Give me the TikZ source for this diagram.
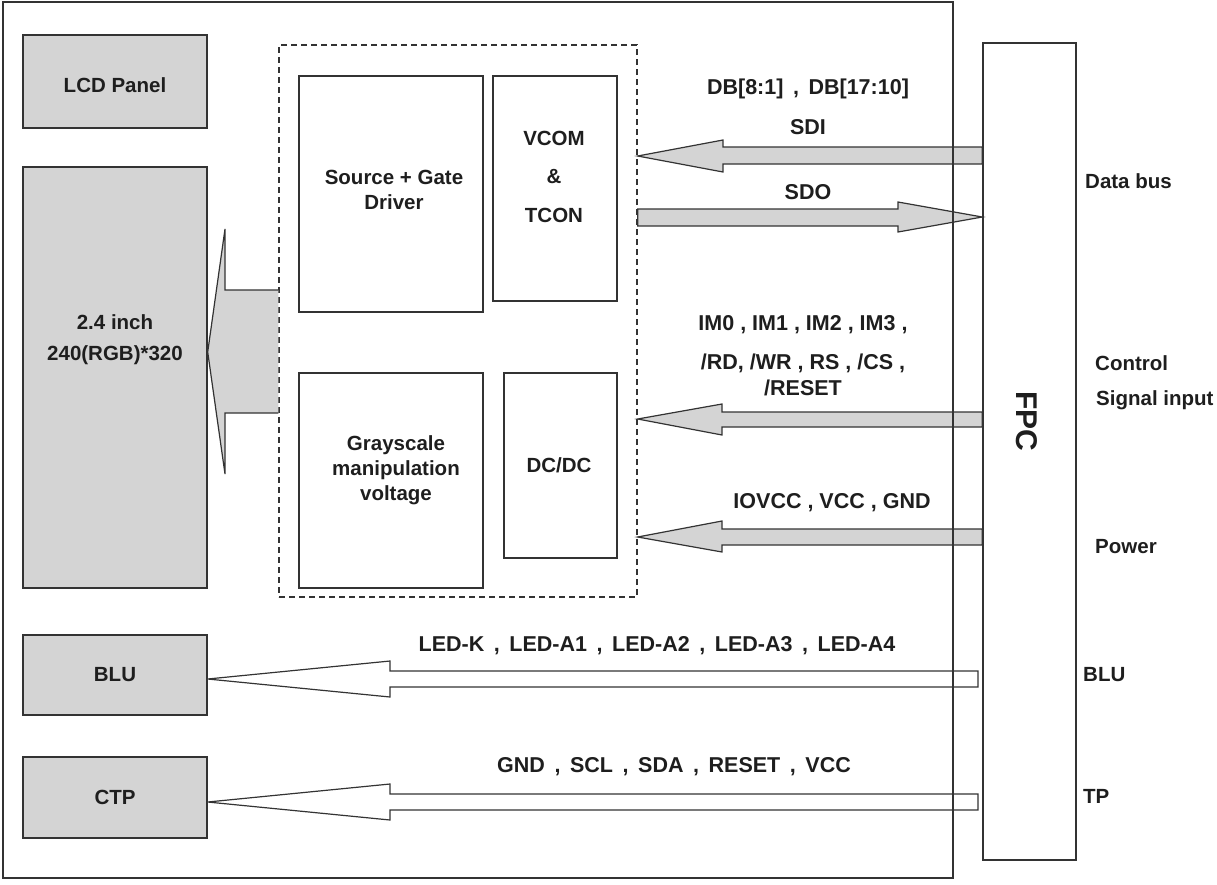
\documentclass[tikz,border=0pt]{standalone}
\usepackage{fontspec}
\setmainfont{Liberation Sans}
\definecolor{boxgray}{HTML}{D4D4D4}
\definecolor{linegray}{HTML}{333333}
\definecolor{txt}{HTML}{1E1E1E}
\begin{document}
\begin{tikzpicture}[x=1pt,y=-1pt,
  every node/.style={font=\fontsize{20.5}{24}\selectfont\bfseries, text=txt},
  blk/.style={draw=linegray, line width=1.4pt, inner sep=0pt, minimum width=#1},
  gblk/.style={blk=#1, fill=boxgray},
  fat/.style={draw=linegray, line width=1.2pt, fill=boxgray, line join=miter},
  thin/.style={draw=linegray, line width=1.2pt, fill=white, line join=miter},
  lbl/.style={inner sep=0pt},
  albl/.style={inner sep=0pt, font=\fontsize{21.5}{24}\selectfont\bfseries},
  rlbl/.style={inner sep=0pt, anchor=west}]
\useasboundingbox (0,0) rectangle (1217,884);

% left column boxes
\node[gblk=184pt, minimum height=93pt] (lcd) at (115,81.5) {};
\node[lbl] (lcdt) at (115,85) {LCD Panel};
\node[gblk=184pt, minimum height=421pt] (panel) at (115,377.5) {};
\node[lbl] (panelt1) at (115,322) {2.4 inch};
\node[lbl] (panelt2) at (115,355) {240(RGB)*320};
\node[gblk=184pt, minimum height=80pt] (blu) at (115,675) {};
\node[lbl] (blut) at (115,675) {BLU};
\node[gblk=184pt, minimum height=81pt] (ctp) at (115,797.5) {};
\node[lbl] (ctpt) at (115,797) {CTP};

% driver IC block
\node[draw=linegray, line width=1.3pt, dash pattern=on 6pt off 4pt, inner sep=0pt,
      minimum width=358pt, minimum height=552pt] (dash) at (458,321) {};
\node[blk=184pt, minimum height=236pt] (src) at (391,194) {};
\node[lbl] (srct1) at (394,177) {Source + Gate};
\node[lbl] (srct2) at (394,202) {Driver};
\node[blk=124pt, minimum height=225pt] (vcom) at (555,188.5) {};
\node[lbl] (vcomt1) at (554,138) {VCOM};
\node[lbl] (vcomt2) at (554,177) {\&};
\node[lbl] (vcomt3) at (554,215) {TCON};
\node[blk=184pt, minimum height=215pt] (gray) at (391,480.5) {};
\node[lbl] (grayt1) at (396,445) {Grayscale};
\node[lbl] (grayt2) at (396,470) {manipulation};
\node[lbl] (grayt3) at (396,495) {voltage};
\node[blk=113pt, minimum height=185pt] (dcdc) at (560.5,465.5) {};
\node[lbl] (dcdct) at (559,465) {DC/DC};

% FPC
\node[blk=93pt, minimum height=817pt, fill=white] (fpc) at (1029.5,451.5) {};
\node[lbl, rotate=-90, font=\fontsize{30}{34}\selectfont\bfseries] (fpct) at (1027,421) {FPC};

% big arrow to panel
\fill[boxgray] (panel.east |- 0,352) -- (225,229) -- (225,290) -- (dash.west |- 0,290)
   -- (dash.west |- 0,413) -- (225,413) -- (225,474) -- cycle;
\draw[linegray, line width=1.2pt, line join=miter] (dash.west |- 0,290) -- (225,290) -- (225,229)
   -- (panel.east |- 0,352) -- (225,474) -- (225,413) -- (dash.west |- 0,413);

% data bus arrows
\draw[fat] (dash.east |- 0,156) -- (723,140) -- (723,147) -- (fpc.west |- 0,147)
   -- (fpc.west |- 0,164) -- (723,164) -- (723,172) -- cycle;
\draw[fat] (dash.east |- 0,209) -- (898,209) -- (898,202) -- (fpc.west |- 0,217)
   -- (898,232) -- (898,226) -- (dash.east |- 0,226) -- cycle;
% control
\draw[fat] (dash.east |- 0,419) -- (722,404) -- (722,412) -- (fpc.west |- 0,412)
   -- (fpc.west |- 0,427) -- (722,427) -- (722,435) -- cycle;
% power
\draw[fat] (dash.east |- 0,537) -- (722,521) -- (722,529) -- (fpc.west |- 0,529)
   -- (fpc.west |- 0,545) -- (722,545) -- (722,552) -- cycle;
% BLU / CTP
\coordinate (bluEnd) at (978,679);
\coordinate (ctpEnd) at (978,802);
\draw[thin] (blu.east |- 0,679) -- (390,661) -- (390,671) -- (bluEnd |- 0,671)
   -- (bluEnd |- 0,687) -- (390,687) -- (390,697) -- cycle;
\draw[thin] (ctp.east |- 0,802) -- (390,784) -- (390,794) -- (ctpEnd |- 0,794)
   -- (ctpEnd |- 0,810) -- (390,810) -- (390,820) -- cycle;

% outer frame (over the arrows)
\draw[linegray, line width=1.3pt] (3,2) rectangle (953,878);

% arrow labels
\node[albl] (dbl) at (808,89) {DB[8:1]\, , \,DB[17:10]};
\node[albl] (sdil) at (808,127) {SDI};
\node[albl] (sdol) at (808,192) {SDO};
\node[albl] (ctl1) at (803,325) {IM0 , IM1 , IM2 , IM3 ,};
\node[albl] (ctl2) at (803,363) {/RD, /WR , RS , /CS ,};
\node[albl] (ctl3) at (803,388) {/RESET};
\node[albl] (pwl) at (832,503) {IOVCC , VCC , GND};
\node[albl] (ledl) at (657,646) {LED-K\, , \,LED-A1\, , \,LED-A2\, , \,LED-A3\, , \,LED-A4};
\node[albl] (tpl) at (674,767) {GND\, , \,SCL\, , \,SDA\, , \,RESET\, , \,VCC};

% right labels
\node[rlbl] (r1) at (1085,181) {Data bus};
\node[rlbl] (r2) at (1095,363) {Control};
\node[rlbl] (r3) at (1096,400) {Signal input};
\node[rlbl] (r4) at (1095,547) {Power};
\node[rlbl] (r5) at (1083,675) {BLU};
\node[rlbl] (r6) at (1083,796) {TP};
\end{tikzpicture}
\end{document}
==============================
-- SHORT EXERCISE --
With all pictures left out, please transcribe exactly the lines from the start of the material through the line with "(0,0) rectangle (1217,884);".

-- REPLY TO THE TASK --
Give me the TikZ source for this diagram.
\documentclass[tikz,border=0pt]{standalone}
\usepackage{fontspec}
\setmainfont{Liberation Sans}
\definecolor{boxgray}{HTML}{D4D4D4}
\definecolor{linegray}{HTML}{333333}
\definecolor{txt}{HTML}{1E1E1E}
\begin{document}
\begin{tikzpicture}[x=1pt,y=-1pt,
  every node/.style={font=\fontsize{20.5}{24}\selectfont\bfseries, text=txt},
  blk/.style={draw=linegray, line width=1.4pt, inner sep=0pt, minimum width=#1},
  gblk/.style={blk=#1, fill=boxgray},
  fat/.style={draw=linegray, line width=1.2pt, fill=boxgray, line join=miter},
  thin/.style={draw=linegray, line width=1.2pt, fill=white, line join=miter},
  lbl/.style={inner sep=0pt},
  albl/.style={inner sep=0pt, font=\fontsize{21.5}{24}\selectfont\bfseries},
  rlbl/.style={inner sep=0pt, anchor=west}]
\useasboundingbox (0,0) rectangle (1217,884);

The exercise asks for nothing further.